Authors: Gretchen Sneegas*, University of Georgia
Topics: Cultural and Political Ecology, Animal Geographies, Agricultural Geography
Keywords: death, agriculture, shale gas development, knowledge, political ecology
Session Type: Paper
Start / End Time: 8:00 AM / 9:40 AM
Room: Galerie 1, Marriott, 2nd Floor
Presentation File: No File Uploaded
In 2010, a herd of 28 beef cattle on a Pennsylvania farm was exposed to a hydraulic fracturing fluid on their pasture. The following year, eight out of eleven calves born to the exposed cattle died.

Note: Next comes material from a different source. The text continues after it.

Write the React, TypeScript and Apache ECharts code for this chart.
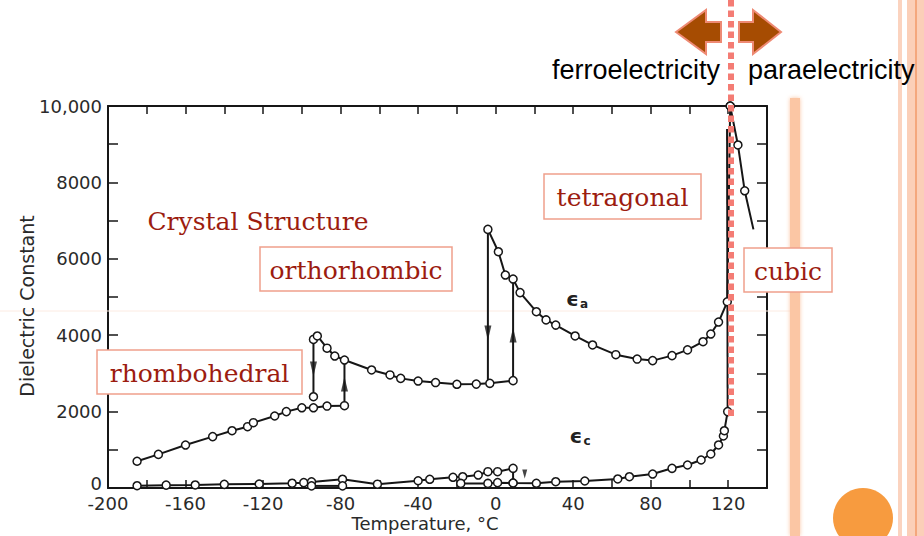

This paper examines the competing and contesting rationalities which sought to control how these deaths should be known and governed in the following months: the farmers drew on experiential and tacit knowledge to frame the calves’ deaths as extra-ordinary and outside normal deathly production on the farm, while state institutions of (Pennsylvania Department of Agriculture and Department of Environmental Protection) sought instead to frame the deaths as the result of the farmers’ negligence, and thus an “ordinary” agricultural death. In this paper, I examine the (re)production of these deathly knowledges and discourses, and investigate how the competing logics of the state and agricultural producers know and produce death as (extra)ordinary. I explore these questions by following the bodies of the calves themselves, submitted for necropsies by the state, and how they became the catalyst for negotiation between these competing deathly knowledges, as well as a site shaping their production, circulation, application, and erasure. Finally, I analyze these deaths as produced not in isolation, but as part of – and resulting from – overlapping modes of capital extraction across and through the site of the farm.